■ STATED EXERCISE ■
Return the data exactly, with all pictures removed.

■ INFORMATION SUPPLIED ■
★ ★ ★

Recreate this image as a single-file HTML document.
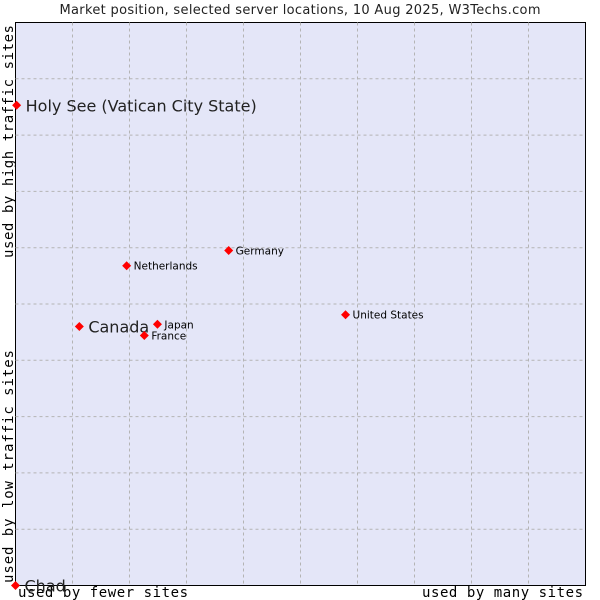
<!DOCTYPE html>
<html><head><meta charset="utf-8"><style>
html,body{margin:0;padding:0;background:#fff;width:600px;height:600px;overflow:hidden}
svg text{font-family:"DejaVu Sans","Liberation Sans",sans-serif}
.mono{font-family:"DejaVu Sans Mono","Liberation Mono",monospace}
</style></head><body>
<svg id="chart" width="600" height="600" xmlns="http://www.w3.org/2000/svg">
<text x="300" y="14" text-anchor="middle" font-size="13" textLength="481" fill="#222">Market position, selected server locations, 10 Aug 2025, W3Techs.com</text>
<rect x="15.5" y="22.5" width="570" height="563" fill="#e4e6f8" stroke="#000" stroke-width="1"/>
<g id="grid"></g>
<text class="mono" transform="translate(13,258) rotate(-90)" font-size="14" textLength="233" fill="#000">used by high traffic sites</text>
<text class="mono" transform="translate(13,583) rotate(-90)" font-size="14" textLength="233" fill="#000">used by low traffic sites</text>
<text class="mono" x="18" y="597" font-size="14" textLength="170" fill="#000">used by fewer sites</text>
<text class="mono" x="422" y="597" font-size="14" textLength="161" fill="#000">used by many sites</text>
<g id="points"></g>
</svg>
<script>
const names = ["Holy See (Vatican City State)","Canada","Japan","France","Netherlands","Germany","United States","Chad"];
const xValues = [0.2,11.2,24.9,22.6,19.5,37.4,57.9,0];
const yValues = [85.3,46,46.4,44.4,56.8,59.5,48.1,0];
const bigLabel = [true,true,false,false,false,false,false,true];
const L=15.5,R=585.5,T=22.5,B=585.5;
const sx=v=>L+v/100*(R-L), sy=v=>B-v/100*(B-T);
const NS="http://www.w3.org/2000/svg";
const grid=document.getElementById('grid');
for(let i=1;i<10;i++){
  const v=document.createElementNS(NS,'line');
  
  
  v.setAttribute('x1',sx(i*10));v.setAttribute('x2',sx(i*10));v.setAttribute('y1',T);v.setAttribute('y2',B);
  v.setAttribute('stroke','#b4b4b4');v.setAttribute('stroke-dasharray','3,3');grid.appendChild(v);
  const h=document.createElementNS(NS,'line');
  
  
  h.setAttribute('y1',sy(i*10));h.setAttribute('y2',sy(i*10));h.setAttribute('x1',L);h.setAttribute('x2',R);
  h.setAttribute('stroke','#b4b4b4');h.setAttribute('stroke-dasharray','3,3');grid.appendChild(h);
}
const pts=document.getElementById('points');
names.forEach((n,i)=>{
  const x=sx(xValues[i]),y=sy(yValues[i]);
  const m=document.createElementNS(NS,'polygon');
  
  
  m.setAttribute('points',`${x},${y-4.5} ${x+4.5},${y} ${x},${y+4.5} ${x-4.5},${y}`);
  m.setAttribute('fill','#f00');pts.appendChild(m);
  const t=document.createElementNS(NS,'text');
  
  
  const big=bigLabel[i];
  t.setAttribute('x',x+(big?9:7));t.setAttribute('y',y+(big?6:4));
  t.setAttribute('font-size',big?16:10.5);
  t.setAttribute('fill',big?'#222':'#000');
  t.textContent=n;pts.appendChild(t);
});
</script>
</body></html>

★ ★ ★

■ EXPECTED ANSWER ■
Recreate this image as a single-file HTML document.
<!DOCTYPE html>
<html><head><meta charset="utf-8"><style>
html,body{margin:0;padding:0;background:#fff;width:600px;height:600px;overflow:hidden}
svg text{font-family:"DejaVu Sans","Liberation Sans",sans-serif}
.mono{font-family:"DejaVu Sans Mono","Liberation Mono",monospace}
</style></head><body>
<svg id="chart" width="600" height="600" xmlns="http://www.w3.org/2000/svg">
<text x="300" y="14" text-anchor="middle" font-size="13" textLength="481" fill="#222">Market position, selected server locations, 10 Aug 2025, W3Techs.com</text>
<rect x="15.5" y="22.5" width="570" height="563" fill="#e4e6f8" stroke="#000" stroke-width="1"/>
<g id="grid"></g>
<text class="mono" transform="translate(13,258) rotate(-90)" font-size="14" textLength="233" fill="#000">used by high traffic sites</text>
<text class="mono" transform="translate(13,583) rotate(-90)" font-size="14" textLength="233" fill="#000">used by low traffic sites</text>
<text class="mono" x="18" y="597" font-size="14" textLength="170" fill="#000">used by fewer sites</text>
<text class="mono" x="422" y="597" font-size="14" textLength="161" fill="#000">used by many sites</text>
<g id="points"></g>
</svg>
<script>
const names = ["Holy See (Vatican City State)","Canada","Japan","France","Netherlands","Germany","United States","Chad"];
const xValues = [0.2,11.2,24.9,22.6,19.5,37.4,57.9,0];
const yValues = [85.3,46,46.4,44.4,56.8,59.5,48.1,0];
const bigLabel = [true,true,false,false,false,false,false,true];
const L=15.5,R=585.5,T=22.5,B=585.5;
const sx=v=>L+v/100*(R-L), sy=v=>B-v/100*(B-T);
const NS="http://www.w3.org/2000/svg";
const grid=document.getElementById('grid');
for(let i=1;i<10;i++){
  const v=document.createElementNS(NS,'line');
  
  
  v.setAttribute('x1',sx(i*10));v.setAttribute('x2',sx(i*10));v.setAttribute('y1',T);v.setAttribute('y2',B);
  v.setAttribute('stroke','#b4b4b4');v.setAttribute('stroke-dasharray','3,3');grid.appendChild(v);
  const h=document.createElementNS(NS,'line');
  
  
  h.setAttribute('y1',sy(i*10));h.setAttribute('y2',sy(i*10));h.setAttribute('x1',L);h.setAttribute('x2',R);
  h.setAttribute('stroke','#b4b4b4');h.setAttribute('stroke-dasharray','3,3');grid.appendChild(h);
}
const pts=document.getElementById('points');
names.forEach((n,i)=>{
  const x=sx(xValues[i]),y=sy(yValues[i]);
  const m=document.createElementNS(NS,'polygon');
  
  
  m.setAttribute('points',`${x},${y-4.5} ${x+4.5},${y} ${x},${y+4.5} ${x-4.5},${y}`);
  m.setAttribute('fill','#f00');pts.appendChild(m);
  const t=document.createElementNS(NS,'text');
  
  
  const big=bigLabel[i];
  t.setAttribute('x',x+(big?9:7));t.setAttribute('y',y+(big?6:4));
  t.setAttribute('font-size',big?16:10.5);
  t.setAttribute('fill',big?'#222':'#000');
  t.textContent=n;pts.appendChild(t);
});
</script>
</body></html>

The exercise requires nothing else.